Revision as of 14:35, 7 September 2017

SOSCIP

The SOSCIP GPU Cluster is a Southern Ontario Smart Computing Innovation Platform (SOSCIP) resource located at theUniversity of Toronto's SciNet HPC facility. The SOSCIP multi-university/industry consortium is funded by the Ontario Government and the Federal Economic Development Agency for Southern Ontario [1].

Specifications

The SOSCIP GPU Cluster consists of of 14 IBM Power 822LC "Minksy" Servers each with 2x10core 3.25GHz Power8 CPUs and 512GB Ram. Similar to Power 7, the Power 8 utilizes Simultaneous MultiThreading (SMT), but extends the design to 8 threads per core allowing the 20 physical cores to support up to 160 threads. Each node has 4x NVIDIA Tesla P100 GPUs each with 16GB of RAM with CUDA Capability 6.0 (Pascal) connected using NVlink.

Compile/Devel/Test

Access is provided through the BGQ login node, bgqdev.scinet.utoronto.ca using ssh, and from there you can proceed to the GPU development node sgc01.

Filesystem

The filesystem is shared with the BGQ system. See here for details.

Job Submission

The SOSCIP GPU cluster uses SLURM as a job scheduler and jobs are scheduled by node, ie 20 cores and 4 GPUs each.
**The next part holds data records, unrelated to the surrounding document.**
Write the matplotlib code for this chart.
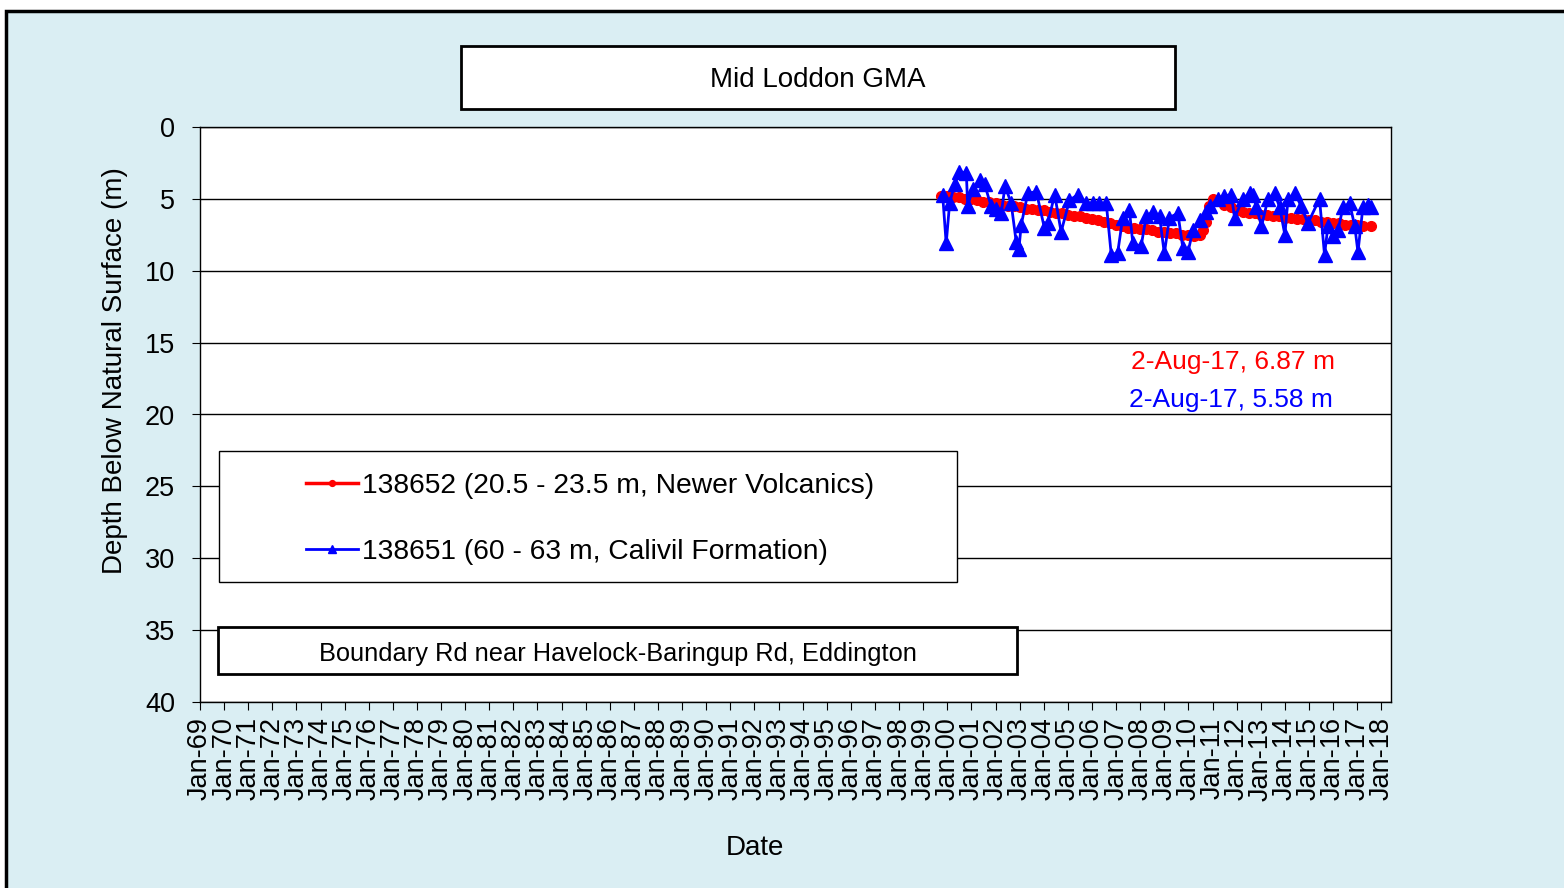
import matplotlib
matplotlib.use("Agg")
import matplotlib.pyplot as plt
import matplotlib.dates as mdates
from matplotlib.patches import Rectangle
import pandas as pd

plt.rcParams["font.family"] = ["Liberation Sans", "DejaVu Sans"]

# bore 138652 (red) - depth below natural surface (m)
red_dates = [
    "1999-10-01", "2000-01-01", "2000-04-01", "2000-07-01", "2000-10-01",
    "2001-01-01", "2001-04-01", "2001-07-01", "2001-10-01", "2002-01-01",
    "2002-04-01", "2002-07-01", "2002-10-01", "2003-01-01", "2003-04-01",
    "2003-07-01", "2003-10-01", "2004-01-01", "2004-04-01", "2004-07-01",
    "2004-10-01", "2005-01-01", "2005-04-01", "2005-07-01", "2005-10-01",
    "2006-01-01", "2006-04-01", "2006-07-01", "2006-10-01", "2007-01-01",
    "2007-04-01", "2007-07-01", "2007-10-01", "2008-01-01", "2008-04-01",
    "2008-07-01", "2008-10-01", "2009-01-01", "2009-04-01", "2009-07-01",
    "2009-10-01", "2010-01-01", "2010-04-01", "2010-07-01", "2010-08-15",
    "2010-10-01", "2010-11-15", "2011-01-01", "2011-04-01", "2011-07-01",
    "2011-10-01", "2012-01-01", "2012-04-01", "2012-07-01", "2012-10-01",
    "2013-01-01", "2013-04-01", "2013-07-01", "2013-10-01", "2014-01-01",
    "2014-04-01", "2014-07-01", "2014-10-01", "2015-01-01", "2015-04-01",
    "2015-07-01", "2015-10-01", "2016-01-01", "2016-04-01", "2016-07-01",
    "2016-10-01", "2017-01-01", "2017-04-01", "2017-08-02",
]
red_depth = [
    4.8, 4.8, 4.9, 4.9, 5.0,
    5.0, 5.1, 5.2, 5.2, 5.3,
    5.4, 5.5, 5.5, 5.6, 5.7,
    5.7, 5.8, 5.8, 5.9, 6.0,
    6.0, 6.1, 6.2, 6.2, 6.3,
    6.4, 6.5, 6.6, 6.7, 6.8,
    6.9, 7.0, 7.0, 7.1, 7.1,
    7.2, 7.3, 7.3, 7.4, 7.4,
    7.5, 7.5, 7.6, 7.5, 7.2,
    6.6, 5.5, 5.0, 5.1, 5.4,
    5.6, 5.8, 5.9, 6.0, 6.0,
    6.1, 6.1, 6.2, 6.2, 6.3,
    6.3, 6.4, 6.4, 6.5, 6.5,
    6.6, 6.6, 6.7, 6.7, 6.8,
    6.8, 6.8, 6.9, 6.87,
]

# bore 138651 (blue)
blue_dates = [
    "1999-10-22", "1999-12-15", "2000-02-05", "2000-04-20", "2000-07-01",
    "2000-10-15", "2000-11-05", "2001-01-20", "2001-05-05", "2001-07-20",
    "2001-10-25", "2002-01-01", "2002-03-28", "2002-05-25", "2002-08-25",
    "2002-11-10", "2002-12-20", "2003-01-25", "2003-05-05", "2003-09-10",
    "2004-01-10", "2004-03-01", "2004-06-15", "2004-09-20", "2005-01-25",
    "2005-06-01", "2005-10-05", "2006-01-15", "2006-04-20", "2006-08-05",
    "2006-10-20", "2007-01-25", "2007-04-12", "2007-07-22", "2007-09-12",
    "2008-01-15", "2008-04-01", "2008-07-12", "2008-10-20", "2009-01-01",
    "2009-03-20", "2009-07-25", "2009-10-08", "2009-12-25", "2010-03-10",
    "2010-06-18", "2010-09-28", "2010-11-25", "2011-03-20", "2011-07-01",
    "2011-10-12", "2011-12-01", "2012-04-05", "2012-07-15", "2012-09-05",
    "2012-10-28", "2013-01-12", "2013-04-20", "2013-07-30", "2013-10-15",
    "2014-01-01", "2014-02-18", "2014-05-30", "2014-09-05", "2014-12-16",
    "2015-06-10", "2015-08-25", "2015-10-15", "2016-01-01", "2016-03-15",
    "2016-05-30", "2016-09-08", "2016-11-25", "2017-01-12", "2017-03-28",
    "2017-06-15", "2017-08-02",
]
blue_depth = [
    4.7, 8.1, 5.3, 4.0, 3.1,
    3.2, 5.5, 4.3, 3.7, 4.0,
    5.5, 5.7, 6.0, 4.1, 5.3,
    8.0, 8.5, 6.8, 4.6, 4.5,
    7.0, 6.7, 4.7, 7.3, 5.1,
    4.7, 5.3, 5.3, 5.3, 5.3,
    8.9, 8.75, 6.3, 5.8, 8.1,
    8.3, 6.2, 5.9, 6.2, 8.8,
    6.3, 6.0, 8.4, 8.7, 7.2,
    6.5, 5.9, 5.5, 5.0, 4.8,
    4.7, 6.3, 5.0, 4.6, 4.7,
    5.6, 6.9, 5.0, 4.6, 5.6,
    7.5, 5.0, 4.6, 5.5, 6.7,
    5.0, 8.9, 6.9, 7.6, 7.2,
    5.6, 5.3, 6.9, 8.7, 5.6,
    5.4, 5.58,
]

red_label = "138652 (20.5 - 23.5 m, Newer Volcanics)"
blue_label = "138651 (60 - 63 m, Calivil Formation)"
red_note = "2-Aug-17, 6.87 m"
blue_note = "2-Aug-17, 5.58 m"
title = "Mid Loddon GMA"
site = "Boundary Rd near Havelock-Baringup Rd, Eddington"

W, H = 1564, 888
bg = "#DAEEF3"

fig = plt.figure(figsize=(W / 100, H / 100), dpi=100, facecolor="white")

# chart-area background with a frame on top and left
fig.patches.append(Rectangle((5.5 / W, -0.1), 1.2, (H - 11) / H + 0.1,
                             transform=fig.transFigure, facecolor=bg,
                             edgecolor="black", lw=2.5, zorder=-10))

ax = fig.add_axes([200 / W, 1 - 702 / H, 1191 / W, 575 / H])
ax.set_facecolor("white")

ax.plot(pd.to_datetime(red_dates), red_depth, color="red", lw=2.5,
        marker="o", ms=7, mec="red", label=red_label, zorder=3)
ax.plot(pd.to_datetime(blue_dates), blue_depth, color="blue", lw=2,
        marker="^", ms=10, mec="blue", label=blue_label, zorder=4)

ax.set_ylim(40, 0)
ax.set_yticks(range(0, 41, 5))
ax.set_xlim(pd.Timestamp("1969-01-01"), pd.Timestamp("2018-05-28"))
ax.xaxis.set_major_locator(mdates.YearLocator(1, month=1, day=1))
ax.xaxis.set_major_formatter(mdates.DateFormatter("%b-%y"))
ax.tick_params(axis="x", labelrotation=90, labelsize=19.5, length=6,
               direction="out", pad=5)
ax.tick_params(axis="y", labelsize=19.5, length=6, direction="out", pad=12)
ax.yaxis.grid(True, color="black", lw=1)
ax.set_axisbelow(True)
for s in ax.spines.values():
    s.set_color("black")
    s.set_linewidth(1)

ax.set_ylabel("Depth Below Natural Surface (m)", fontsize=20, labelpad=12)
ax.yaxis.label.set_y(0.577)
ax.set_xlabel("Date", fontsize=20, labelpad=24.5)
ax.xaxis.label.set_x(0.466)

# legend box
ax.add_patch(Rectangle((0.016, 0.2087), 0.6196, 0.2278, transform=ax.transAxes,
                       facecolor="white", edgecolor="black", lw=1, zorder=5))
leg = ax.legend(loc="upper left", bbox_to_anchor=(0.0772, 0.4224), frameon=False,
                borderpad=0, handlelength=1.85, handletextpad=0.15,
                labelspacing=1.42, fontsize=20.3, markerscale=0.6)
leg.set_zorder(6)

# site box
ax.add_patch(Rectangle((0.0151, 0.0487), 0.6709, 0.0817, transform=ax.transAxes,
                       facecolor="white", edgecolor="black", lw=2, zorder=5))
ax.text(0.351, 0.0835, site, transform=ax.transAxes, ha="center", va="center",
        fontsize=18.3, zorder=6)

ax.text(0.8673, 0.5913, red_note, transform=ax.transAxes, ha="center",
        va="center", fontsize=19, color="red")
ax.text(0.8657, 0.5252, blue_note, transform=ax.transAxes, ha="center",
        va="center", fontsize=19, color="blue")

# title box
fig.patches.append(Rectangle((461 / W, 1 - 109 / H), 714 / W, 63 / H,
                             transform=fig.transFigure, facecolor="white",
                             edgecolor="black", lw=2, zorder=1))
fig.text(818 / W, 1 - 80 / H, title, ha="center", va="center", fontsize=20,
         zorder=2)

fig.savefig("out.png", dpi=100, facecolor=fig.get_facecolor())
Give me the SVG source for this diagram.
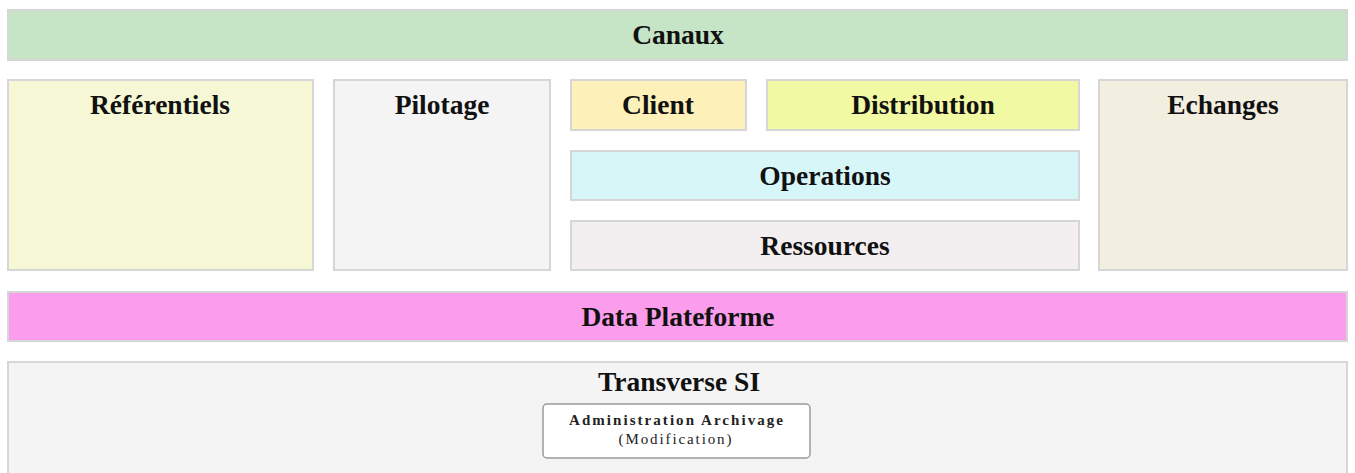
<svg xmlns="http://www.w3.org/2000/svg" width="1355" height="473" viewBox="0 0 1355 473">
<style>
.box{stroke:#d6d6d6;stroke-width:2}
.t{font-family:"Liberation Serif","Times New Roman",serif;font-weight:bold;font-size:27.5px;fill:#111;text-anchor:middle}
.s{font-family:"Liberation Serif","Times New Roman",serif;font-size:15px;fill:#222;text-anchor:middle}
</style>
<rect width="1355" height="473" fill="#ffffff"/>
<g id="canaux"><rect class="box" x="8" y="10" width="1339" height="50" fill="#c6e4c6"/><text class="t" x="678" y="44">Canaux</text></g>
<g id="referentiels"><rect class="box" x="8" y="80" width="305" height="190" fill="#f5f7d5"/><text class="t" x="160" y="114">Référentiels</text></g>
<g id="pilotage"><rect class="box" x="334" y="80" width="216" height="190" fill="#f4f4f4"/><text class="t" x="442" y="114">Pilotage</text></g>
<g id="client"><rect class="box" x="571" y="80" width="175" height="50" fill="#fdf0b8"/><text class="t" x="658" y="114">Client</text></g>
<g id="distribution"><rect class="box" x="767" y="80" width="312" height="50" fill="#f1f9a2"/><text class="t" x="923" y="114">Distribution</text></g>
<g id="operations"><rect class="box" x="571" y="151" width="508" height="49" fill="#d7f6f8"/><text class="t" x="825" y="185">Operations</text></g>
<g id="ressources"><rect class="box" x="571" y="221" width="508" height="49" fill="#f3eeef"/><text class="t" x="825" y="255">Ressources</text></g>
<g id="echanges"><rect class="box" x="1099" y="80" width="248" height="190" fill="#f3efe0"/><text class="t" x="1223" y="114">Echanges</text></g>
<g id="data-plateforme"><rect class="box" x="8" y="292" width="1339" height="49" fill="#fb9dec"/><text class="t" x="678" y="326">Data Plateforme</text></g>
<g id="transverse-si"><rect class="box" x="8" y="362" width="1339" height="120" fill="#f4f4f4"/><text class="t" x="679" y="391">Transverse SI</text></g>
<g id="administration-archivage"><rect x="543" y="404" width="267" height="54" rx="4" fill="#ffffff" stroke="#9a9a9a" stroke-width="1.5"/><text class="s" x="676" y="425" font-weight="bold" textLength="214" lengthAdjust="spacing">Administration Archivage</text><text class="s" x="675" y="444" textLength="113" lengthAdjust="spacing">(Modification)</text></g>
<g id="connectors"/>
</svg>
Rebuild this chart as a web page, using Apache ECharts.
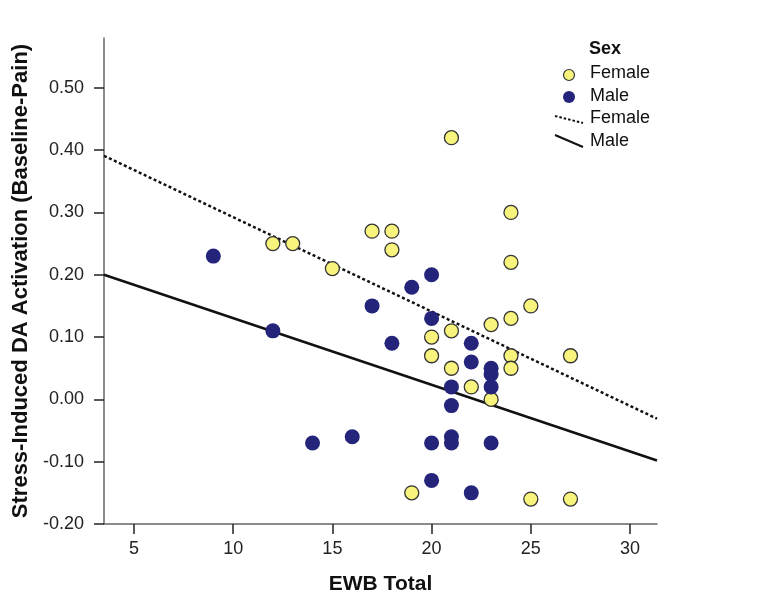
<!DOCTYPE html>
<html>
<head>
<meta charset="utf-8">
<script src="https://cdn.jsdelivr.net/npm/echarts@6/dist/echarts.min.js"></script>
<style>
  html, body { margin: 0; padding: 0; background: #fff; }
  #chart { width: 765px; height: 602px; }
</style>
</head>
<body>
<div id="chart"></div>
<script>
// EWB total (x) vs stress-induced DA activation (y)
const femalePoints = [
  [12, 0.25], [13, 0.25], [15, 0.21], [17, 0.27], [18, 0.27], [18, 0.24],
  [21, 0.42], [24, 0.30], [24, 0.22], [25, 0.15], [24, 0.13], [23, 0.12],
  [21, 0.11], [20, 0.10], [20, 0.07], [24, 0.07], [27, 0.07], [21, 0.05],
  [24, 0.05], [22, 0.02], [23, 0.00], [19, -0.15], [25, -0.16], [27, -0.16]
]
const malePoints = [
  [9, 0.23], [12, 0.11], [14, -0.07], [16, -0.06], [17, 0.15], [18, 0.09],
  [19, 0.18], [20, 0.20], [20, 0.13], [22, 0.09], [22, 0.06], [23, 0.05],
  [23, 0.04], [21, 0.02], [23, 0.02], [21, -0.01], [21, -0.06], [21, -0.07],
  [20, -0.07], [23, -0.07], [20, -0.13], [22, -0.15]
]
// fit lines (end points read at the plot edges)
const femaleFit = [[3.49, 0.391], [31.36, -0.031]]
const maleFit = [[3.49, 0.200], [31.36, -0.098]]

const xTicks = [5, 10, 15, 20, 25, 30]
const yTicks = [-0.2, -0.1, 0, 0.1, 0.2, 0.3, 0.4, 0.5]

const FONT = '"Liberation Sans", Arial, sans-serif'
const YELLOW = '#f7f37c'
const NAVY = '#25247b'

const chart = echarts.init(document.getElementById('chart'))

const option = {
  animation: false,
  backgroundColor: '#fff',
  textStyle: { fontFamily: FONT },
  grid: { left: 104, top: 38, right: 108, bottom: 78 },
  xAxis: {
    type: 'value',
    min: 3.49,
    max: 31.36,
    name: 'EWB Total',
    nameLocation: 'middle',
    nameGap: 50,
    nameTextStyle: { fontSize: 21, fontWeight: 'bold', color: '#111', fontFamily: FONT },
    splitLine: { show: false },
    axisLine: { onZero: false, lineStyle: { color: '#666', width: 1.5 } },
    axisTick: { customValues: xTicks, length: 10, lineStyle: { color: '#222', width: 1.5 } },
    axisLabel: { customValues: xTicks, fontSize: 18, color: '#222', margin: 16, fontFamily: FONT }
  },
  yAxis: {
    type: 'value',
    min: -0.2,
    max: 0.58,
    name: 'Stress-Induced DA Activation (Baseline-Pain)',
    nameLocation: 'middle',
    nameGap: 72,
    nameTextStyle: { fontSize: 22, fontWeight: 'bold', color: '#111', fontFamily: FONT },
    splitLine: { show: false },
    axisLine: { show: true, onZero: false, lineStyle: { color: '#666', width: 1.5 } },
    axisTick: { show: true, customValues: yTicks, length: 10, lineStyle: { color: '#222', width: 1.5 } },
    axisLabel: {
      customValues: yTicks, fontSize: 18, color: '#222', margin: 20, fontFamily: FONT,
      formatter: v => v.toFixed(2)
    }
  },
  series: [
    {
      name: 'Female fit',
      type: 'line',
      data: femaleFit,
      symbol: 'none',
      lineStyle: { color: '#111', width: 2.5, type: [3, 2.5] },
      z: 1
    },
    {
      name: 'Male fit',
      type: 'line',
      data: maleFit,
      symbol: 'none',
      lineStyle: { color: '#111', width: 2.5 },
      z: 1
    },
    {
      name: 'Female',
      type: 'scatter',
      data: femalePoints,
      symbolSize: 14,
      itemStyle: { color: YELLOW, borderColor: '#333', borderWidth: 1.3, opacity: 1 },
      z: 3
    },
    {
      name: 'Male',
      type: 'scatter',
      data: malePoints,
      symbolSize: 15,
      itemStyle: { color: NAVY, opacity: 1 },
      z: 3
    }
  ],
  // legend drawn by hand: the line keys are slanted like the original
  graphic: [
    { type: 'text', left: 589, top: 40, style: { text: 'Sex', font: 'bold 18px ' + FONT, fill: '#111' } },
    { type: 'circle', shape: { cx: 569, cy: 75, r: 5.5 }, style: { fill: YELLOW, stroke: '#333', lineWidth: 1.2 } },
    { type: 'text', left: 590, top: 64, style: { text: 'Female', font: '18px ' + FONT, fill: '#111' } },
    { type: 'circle', shape: { cx: 569, cy: 97, r: 6 }, style: { fill: NAVY } },
    { type: 'text', left: 590, top: 87, style: { text: 'Male', font: '18px ' + FONT, fill: '#111' } },
    { type: 'line', shape: { x1: 555, y1: 116, x2: 583, y2: 123 }, style: { stroke: '#111', lineWidth: 2, lineDash: [2.5, 2] } },
    { type: 'text', left: 590, top: 109, style: { text: 'Female', font: '18px ' + FONT, fill: '#111' } },
    { type: 'line', shape: { x1: 555, y1: 135, x2: 583, y2: 147 }, style: { stroke: '#111', lineWidth: 2 } },
    { type: 'text', left: 590, top: 132, style: { text: 'Male', font: '18px ' + FONT, fill: '#111' } }
  ]
}

chart.setOption(option)
</script>
</body>
</html>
Jobs are submitted from the development node sgc01.

$ sbatch myjob.script

Where myjob.script is

#!/bin/bash
#SBATCH --nodes=1 
#SBATCH --ntasks=20  # MPI tasks (needed for srun) 
#SBATCH --time=00:10:00  # H:M:S
#SBATCH --gres=gpu:4     # Ask for 4 GPUs per node

cd $SLURM_SUBMIT_DIR

hostname
nvidia-smi

You can queury job information using

 
squeue

To cancel a job use

scancel $JOBID

Software

GNU Compilers

To load the newer advance toolchain version use:

module load gcc/6.3.1

IBM Compilers

To load the native IBM xlc/xlc++ compilers

module load xlc/13.1.5
module load xlf/15.1.5

Driver Version

The current NVIDIA driver version is 384.66

CUDA

The current installed CUDA Tookit is 8.0

module load cuda/8.0

The CUDA driver is installed locally, however the CUDA Toolkit is installed in:

/usr/local/cuda-8.0

OpenMPI

Currently OpenMPI has been setup on the 14 nodes connected over EDR Infiniband.

$ module load openmpi/2.1.1-gcc-5.4.0
$ module load openmpi/2.1.1-XL-13_15.1.5

OpenAI

The IBM powerAI framework is installed.